Edge and Buffer are two logic concepts used in Numaflow, this page is used to describe the definition of them.

Edge means the connection between the vertices, specifically, edge is defined in the pipeline spec under .spec.egdes. For each edge definition, no matter the to vertex is a map, or a reduce with parallelism > 1, it is considered as one edge.

In the following pipeline example, there are 3 edges defined (in - aoti, aoti - compute-sum, compute-sum - sink).

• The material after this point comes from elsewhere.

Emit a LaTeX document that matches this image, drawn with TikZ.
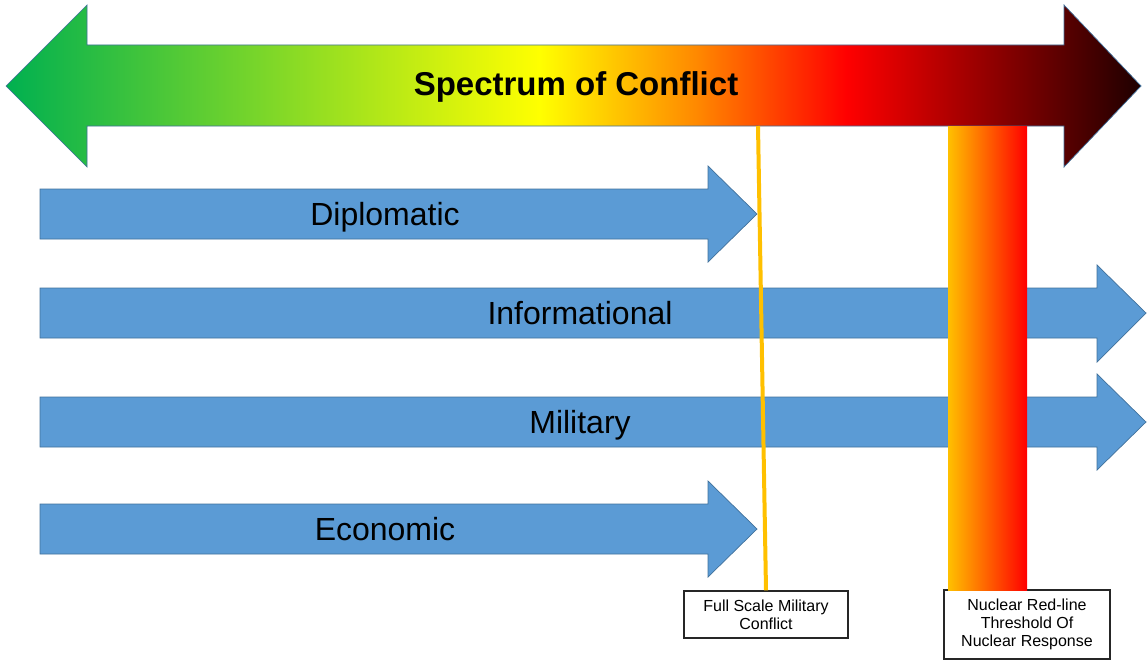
\documentclass[tikz,border=0pt]{standalone}
\usepackage{fontspec}
\setmainfont{Liberation Sans}
\usepackage{tikz}
\definecolor{spgreen}{RGB}{0,176,80}
\definecolor{spyellow}{RGB}{255,255,0}
\definecolor{sporange}{RGB}{255,135,0}
\definecolor{spred}{RGB}{255,0,0}
\definecolor{spdark}{RGB}{30,0,0}
\definecolor{trackblue}{RGB}{91,155,213}
\definecolor{edgeblue}{RGB}{65,113,156}
\definecolor{lineyellow}{RGB}{255,192,0}
\pgfdeclarehorizontalshading{spectrumshade}{100bp}{color(0bp)=(spgreen); color(25bp)=(spgreen); color(48.5bp)=(spyellow); color(55.5bp)=(sporange); color(62bp)=(spred); color(75bp)=(spdark); color(100bp)=(spdark)}
\tikzset{
    track/.style={fill=trackblue,draw=edgeblue,line width=0.7pt},
    tracklabel/.style={anchor=base,inner sep=0pt,font=\fontsize{32}{38}\selectfont},
    tag/.style={draw=black!85,fill=white,line width=1.2pt,align=center,inner sep=0pt,font=\fontsize{16}{18}\selectfont}
}

\begin{document}
\begin{tikzpicture}[x=1pt,y=-1pt]
    \useasboundingbox (0,0) rectangle (1147,661);
    % spectrum arrow
    \shadedraw[shading=spectrumshade,draw=edgeblue,line width=0.7pt] (6,86) -- (87,5) -- (87,45) -- (1064,45) -- (1064,5) -- (1141,86) -- (1064,167) -- (1064,126) -- (87,126) -- (87,167) -- cycle;
    \node[anchor=base,inner sep=0pt,font=\fontsize{33}{40}\selectfont\bfseries] (spectrum) at (576,95) {Spectrum of Conflict};
    % instruments of power
    \draw[track] (40,189) -- (708,189) -- (708,166) -- (757,214) -- (708,262) -- (708,239) -- (40,239) -- cycle;
    \draw[track] (40,288) -- (1097,288) -- (1097,265) -- (1146,313) -- (1097,362) -- (1097,338) -- (40,338) -- cycle;
    \draw[track] (40,397) -- (1097,397) -- (1097,374) -- (1146,422) -- (1097,470) -- (1097,447) -- (40,447) -- cycle;
    \draw[track] (40,504) -- (708,504) -- (708,481) -- (757,529) -- (708,577) -- (708,554) -- (40,554) -- cycle;
    \node[tracklabel] (dip) at (385,225) {Diplomatic};
    \node[tracklabel] (info) at (580,324) {Informational};
    \node[tracklabel] (mil) at (580,433) {Military};
    \node[tracklabel] (econ) at (385,540) {Economic};
    % thresholds
    \node[tag,minimum width=164pt,minimum height=47pt] (fsm) at (766,614.5) {Full Scale Military\\Conflict};
    \node[tag,minimum width=166pt,minimum height=69pt] (nuke) at (1027,624.5) {Nuclear Red-line\\Threshold Of\\Nuclear Response};
    \coordinate (fsmtop) at (758,126);
    \draw[lineyellow,line width=4pt] (fsmtop) -- (fsm.north);
    \shade[left color=lineyellow,right color=spred] (948,126) rectangle (1027,590);
\end{tikzpicture}
\end{document}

apiVersion: numaflow.numaproj.io/v1alpha1
kind: Pipeline
metadata:
  name: even-odd-sum
spec:
  vertices:
    - name: in
      source:
        http: {}
    - name: atoi
      scale:
        min: 1
      udf:
        container:
          image: quay.io/numaio/numaflow-go/map-even-odd
    - name: compute-sum
      udf:
        container:
          image: quay.io/numaio/numaflow-go/reduce-sum
        groupBy:
          window:
            fixed:
              length: 60s
          keyed: true
    - name: sink
      scale:
        min: 1
      sink:
        log: {}
  edges:
    - from: in
      to: atoi
    - from: atoi
      to: compute-sum
      parallelism: 2
    - from: compute-sum
      to: sink

Buffer is a concept different from edge but has lots of connections. Usually, each edge has one or more corresponding buffers, depending on the to vertex type (map or reduce). If the to vertex is a reduce and the edge parallelism > 1, there will be multiple buffers defined for that edge.

Buffers are not only defined for edges, but also for Source and Sink vertices - each Source and Sink vertex has a corresponding buffer.

In summary, there are 3 types of buffers in a pipeline:

  • Edge Buffer
  • Source Buffer
  • Sink Buffer

Each buffer has a name, the naming conversions for different type of buffers can be found in the source code.

Buffer is only used internally, it's transparent to the users. Each Inter-Step Buffer implementation should have something physical to map to the buffers. For example, In JetStream Inter-Step ISB implementation, a K/V bucket will be created for a Source Buffer or a Sink Buffer, and a K/V bucket plus a Stream will be created for a Edge Buffer. These buffer management operations are done by K8s jobs spawned by the controllers during pipeline creation and deletion.